This is a lightweight, professional demo focused on clarity rather than flash. It loads your trained weights and performs inference entirely in the browser. No external ML libraries, no tracking, and no unnecessary visual noise.
The model achieves approximately 90% accuracy on the MNIST test dataset. Note that real-world performance may vary due to factors such as drawing style and brush size settings.
data = pd.read_csv("mnist_train_small.csv")
data = np.array(data)
np.random.shuffle(data)
train_data = data[0:int(0.8*m), :] # 80% for training
val_data = data[int(0.8*m):m, :] # 20% for validation
X_train = train_data[:, 1:].T / 255.0 # Normalize pixel values
Y_train = train_data[:, 0] # Extract labels
The code above loads the MNIST dataset, splits it into training and validation sets, and normalizes the pixel values to be between 0 and 1.
def initialize_parameters():
W1 = np.random.randn(10, 784) * 0.01
b1 = np.zeros((10, 1))
W2 = np.random.randn(10, 10) * 0.01
b2 = np.zeros((10, 1))
return W1, b1, W2, b2
This initializes a 2-layer neural network with 784 input neurons (28x28 image), 10 hidden neurons, and 10 output neurons (one for each digit 0-9).
def ReLU(Z):
return np.maximum(0, Z)
def softmax(Z):
A = np.exp(Z)/np.sum(np.exp(Z), axis=0)
return A
ReLU (Rectified Linear Unit) is used as the hidden layer activation function, while Softmax is used in the output layer to get probability distributions.

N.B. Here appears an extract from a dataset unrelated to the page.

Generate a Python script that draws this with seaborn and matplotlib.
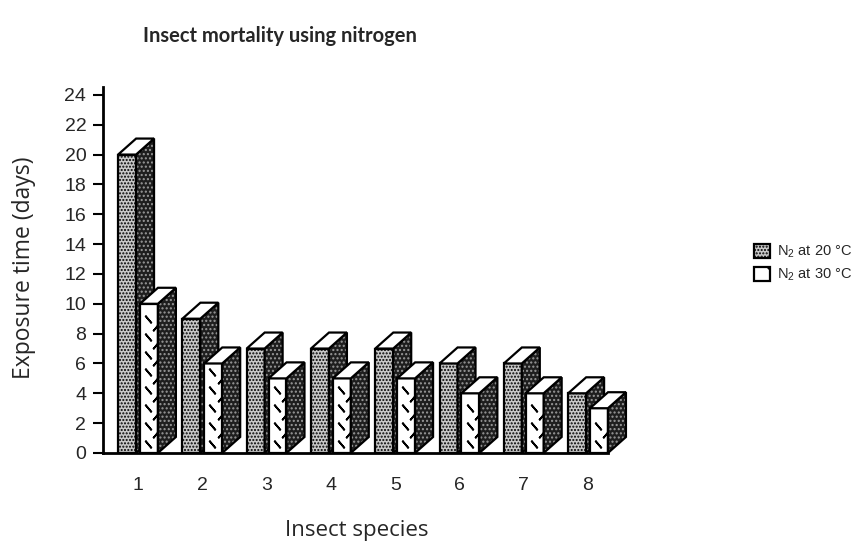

def forward_propagation(W1, b1, W2, b2, X):
Z1 = np.dot(W1, X) + b1
A1 = ReLU(Z1)
Z2 = np.dot(W2, A1) + b2
A2 = softmax(Z2)
return Z1, A1, Z2, A2
Forward propagation computes the network's predictions by applying weights and activation functions in sequence.
def backward_propagation(W1, b1, W2, b2, Z1, A1, Z2, A2, X, Y):
one_hot_Y = one_hot_converter(Y)
dZ2 = A2 - one_hot_Y
dW2 = 1/m * np.dot(dZ2, A1.T)
dB2 = 1/m * np.sum(dZ2)
dZ1 = np.dot(W2.T, dZ2) * ReLU_derivative(Z1)
dW1 = 1/m * np.dot(dZ1, X.T)
dB1 = 1/m * np.sum(dZ1)
return dW1, dB1, dW2, dB2
Backward propagation computes gradients for all parameters using the chain rule of calculus, enabling the network to learn from its mistakes.
def gradient_descent(X, Y, alpha, iterations):
W1, b1, W2, b2 = initialize_parameters()
for i in range(1, iterations + 1):
Z1, A1, Z2, A2 = forward_propagation(W1, b1, W2, b2, X)
dW1, db1, dW2, db2 = backward_propagation(W1, b1, W2, b2, Z1, A1, Z2, A2, X, Y)
W1, b1, W2, b2 = update_parameters(W1, b1, W2, b2, dW1, db1, dW2, db2, alpha)
return W1, b1, W2, b2
The training process uses gradient descent to iteratively update the network's parameters, minimizing the prediction error over multiple epochs.
def get_predictions(A2):
return np.argmax(A2, 0)
def get_accuracy(predictions, Y):
return np.sum(predictions == Y)/Y.size
These functions help evaluate the model's performance by converting output probabilities into predictions and calculating accuracy.